Growing up, I loved Mother’s Day. I had a goal of always being a mother, yet always knew that adoption would be my path. It was never a second choice, but something that I wanted to do. Now that we have adopted years ago, I realize how important the triad of the birth family, adoptive family, and the child is, and I am so thrilled that we had that journey to make my dream of becoming a mom a reality. I can only hope that with the selfless gift of a sibling for our daughter by a birth mother, the connection between her and me will be strong- mother to mother.

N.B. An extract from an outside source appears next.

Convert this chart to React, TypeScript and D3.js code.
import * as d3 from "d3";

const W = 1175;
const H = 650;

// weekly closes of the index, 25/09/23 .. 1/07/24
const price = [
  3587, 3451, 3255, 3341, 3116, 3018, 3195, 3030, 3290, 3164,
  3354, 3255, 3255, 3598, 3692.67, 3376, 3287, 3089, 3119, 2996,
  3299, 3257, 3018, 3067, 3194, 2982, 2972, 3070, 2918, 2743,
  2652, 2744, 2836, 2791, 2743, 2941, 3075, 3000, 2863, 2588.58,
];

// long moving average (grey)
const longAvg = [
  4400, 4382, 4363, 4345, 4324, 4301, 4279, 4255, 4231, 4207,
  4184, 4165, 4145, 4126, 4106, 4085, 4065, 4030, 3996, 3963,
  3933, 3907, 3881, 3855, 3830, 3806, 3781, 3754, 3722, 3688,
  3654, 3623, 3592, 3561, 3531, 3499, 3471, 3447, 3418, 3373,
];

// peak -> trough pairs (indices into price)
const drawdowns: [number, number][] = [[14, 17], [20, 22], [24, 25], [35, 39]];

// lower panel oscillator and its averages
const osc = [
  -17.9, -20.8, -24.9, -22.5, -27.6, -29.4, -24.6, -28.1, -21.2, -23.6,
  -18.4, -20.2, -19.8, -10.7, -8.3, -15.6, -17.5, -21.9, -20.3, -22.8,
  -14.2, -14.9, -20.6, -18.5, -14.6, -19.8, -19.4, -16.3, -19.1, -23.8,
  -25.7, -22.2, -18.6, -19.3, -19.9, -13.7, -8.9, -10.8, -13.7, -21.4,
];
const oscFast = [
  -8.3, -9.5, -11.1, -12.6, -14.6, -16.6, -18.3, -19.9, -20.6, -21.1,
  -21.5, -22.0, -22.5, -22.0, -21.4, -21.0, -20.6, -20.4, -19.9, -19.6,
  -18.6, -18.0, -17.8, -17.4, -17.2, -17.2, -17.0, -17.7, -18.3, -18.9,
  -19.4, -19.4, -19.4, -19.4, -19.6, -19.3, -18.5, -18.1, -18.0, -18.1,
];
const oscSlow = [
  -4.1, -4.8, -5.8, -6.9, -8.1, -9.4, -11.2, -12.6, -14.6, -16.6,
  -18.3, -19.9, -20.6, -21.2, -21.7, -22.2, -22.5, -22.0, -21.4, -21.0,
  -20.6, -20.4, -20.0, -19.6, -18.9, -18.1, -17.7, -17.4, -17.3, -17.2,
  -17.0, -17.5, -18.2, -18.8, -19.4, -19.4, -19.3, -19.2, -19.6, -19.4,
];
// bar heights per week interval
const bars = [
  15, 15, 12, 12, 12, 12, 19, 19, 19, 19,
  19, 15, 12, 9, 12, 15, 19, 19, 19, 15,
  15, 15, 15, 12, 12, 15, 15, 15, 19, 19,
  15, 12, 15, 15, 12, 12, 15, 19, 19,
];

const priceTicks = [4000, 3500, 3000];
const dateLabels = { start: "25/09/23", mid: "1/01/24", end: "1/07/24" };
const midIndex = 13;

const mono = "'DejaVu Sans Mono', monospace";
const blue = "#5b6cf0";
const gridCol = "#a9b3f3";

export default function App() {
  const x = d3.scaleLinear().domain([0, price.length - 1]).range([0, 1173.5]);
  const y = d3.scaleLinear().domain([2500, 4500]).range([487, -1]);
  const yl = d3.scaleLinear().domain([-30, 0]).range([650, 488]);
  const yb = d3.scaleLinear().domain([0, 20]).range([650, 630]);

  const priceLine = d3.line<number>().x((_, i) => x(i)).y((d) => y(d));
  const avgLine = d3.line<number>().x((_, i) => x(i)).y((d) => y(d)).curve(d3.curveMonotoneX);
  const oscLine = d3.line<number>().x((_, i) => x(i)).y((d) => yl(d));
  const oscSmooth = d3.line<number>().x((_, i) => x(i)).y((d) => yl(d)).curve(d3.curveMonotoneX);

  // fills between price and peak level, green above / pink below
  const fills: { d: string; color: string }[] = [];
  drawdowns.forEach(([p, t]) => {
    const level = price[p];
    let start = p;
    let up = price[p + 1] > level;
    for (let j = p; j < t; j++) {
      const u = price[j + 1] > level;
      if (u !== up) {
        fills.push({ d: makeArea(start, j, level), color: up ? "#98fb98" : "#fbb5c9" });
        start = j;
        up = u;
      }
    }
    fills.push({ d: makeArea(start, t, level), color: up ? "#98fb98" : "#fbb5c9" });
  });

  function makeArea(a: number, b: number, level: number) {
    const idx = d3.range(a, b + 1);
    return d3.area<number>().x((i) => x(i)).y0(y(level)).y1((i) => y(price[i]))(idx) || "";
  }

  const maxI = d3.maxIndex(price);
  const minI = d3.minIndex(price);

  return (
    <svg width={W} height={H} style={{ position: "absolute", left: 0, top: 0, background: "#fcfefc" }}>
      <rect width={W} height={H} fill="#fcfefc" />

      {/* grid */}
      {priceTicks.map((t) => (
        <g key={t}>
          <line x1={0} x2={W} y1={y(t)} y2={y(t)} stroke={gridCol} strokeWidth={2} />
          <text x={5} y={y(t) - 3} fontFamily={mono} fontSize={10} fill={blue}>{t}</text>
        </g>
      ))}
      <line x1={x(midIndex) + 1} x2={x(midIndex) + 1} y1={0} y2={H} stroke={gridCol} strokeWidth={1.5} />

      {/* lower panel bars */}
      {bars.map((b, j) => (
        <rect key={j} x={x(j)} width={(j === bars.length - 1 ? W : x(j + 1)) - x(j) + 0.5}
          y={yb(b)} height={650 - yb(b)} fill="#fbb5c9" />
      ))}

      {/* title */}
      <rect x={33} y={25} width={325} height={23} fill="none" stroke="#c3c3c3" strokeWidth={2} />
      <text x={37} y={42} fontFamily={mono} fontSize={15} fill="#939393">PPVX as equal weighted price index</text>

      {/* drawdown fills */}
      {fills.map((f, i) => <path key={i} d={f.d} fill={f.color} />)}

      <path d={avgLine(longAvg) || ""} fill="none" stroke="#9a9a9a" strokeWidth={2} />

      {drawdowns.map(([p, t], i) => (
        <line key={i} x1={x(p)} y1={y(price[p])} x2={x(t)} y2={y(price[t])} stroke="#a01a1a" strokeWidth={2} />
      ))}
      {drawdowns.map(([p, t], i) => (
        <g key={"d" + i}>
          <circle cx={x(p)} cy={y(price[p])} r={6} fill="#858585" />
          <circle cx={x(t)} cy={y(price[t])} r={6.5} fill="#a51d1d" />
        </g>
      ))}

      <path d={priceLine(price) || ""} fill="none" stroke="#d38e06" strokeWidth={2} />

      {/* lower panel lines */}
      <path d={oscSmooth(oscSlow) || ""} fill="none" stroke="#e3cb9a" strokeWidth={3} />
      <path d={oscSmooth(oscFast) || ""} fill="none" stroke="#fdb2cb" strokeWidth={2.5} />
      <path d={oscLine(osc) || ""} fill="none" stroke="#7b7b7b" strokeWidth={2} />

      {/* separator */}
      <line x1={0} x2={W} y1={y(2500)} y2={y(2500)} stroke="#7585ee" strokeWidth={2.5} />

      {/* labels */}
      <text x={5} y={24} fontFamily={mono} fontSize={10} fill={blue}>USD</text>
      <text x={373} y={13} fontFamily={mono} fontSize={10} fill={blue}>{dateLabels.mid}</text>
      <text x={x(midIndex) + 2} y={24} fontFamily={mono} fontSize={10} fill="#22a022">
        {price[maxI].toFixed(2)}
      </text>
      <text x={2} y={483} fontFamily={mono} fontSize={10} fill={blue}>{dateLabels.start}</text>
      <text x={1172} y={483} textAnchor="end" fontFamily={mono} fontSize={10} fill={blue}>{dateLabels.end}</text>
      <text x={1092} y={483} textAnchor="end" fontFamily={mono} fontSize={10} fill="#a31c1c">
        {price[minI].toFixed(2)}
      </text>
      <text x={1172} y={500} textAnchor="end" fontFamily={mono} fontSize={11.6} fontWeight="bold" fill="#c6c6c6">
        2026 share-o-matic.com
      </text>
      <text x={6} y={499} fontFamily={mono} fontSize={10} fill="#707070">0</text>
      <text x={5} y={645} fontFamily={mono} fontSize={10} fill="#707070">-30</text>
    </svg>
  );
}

For couples waiting to be parents, Mother’s Day can bring about melancholy, feelings of hopelessness or sadness from unresolved grief. While this is very true, it can be a time to garner support from the mothers in your life- a time to reflect upon what really makes a good parent, and to muster up excitement and put forth effort to grow and develop the qualities you would like to embody as an adoptive parent. You can even give the couples around you time to themselves and help watch the little ones in your life. Find joy in the waiting- good things are worth the wait.
John and Kay
Mother’s Day is always a special reminder to honor mothers every day of the year. For us, the day will be a celebration of a lifelong dream of Rachelle becoming a mother. The best part of all is, it will be a special opportunity to celebrate and honor our future birth mother for trusting us with one of God’s greatest gifts.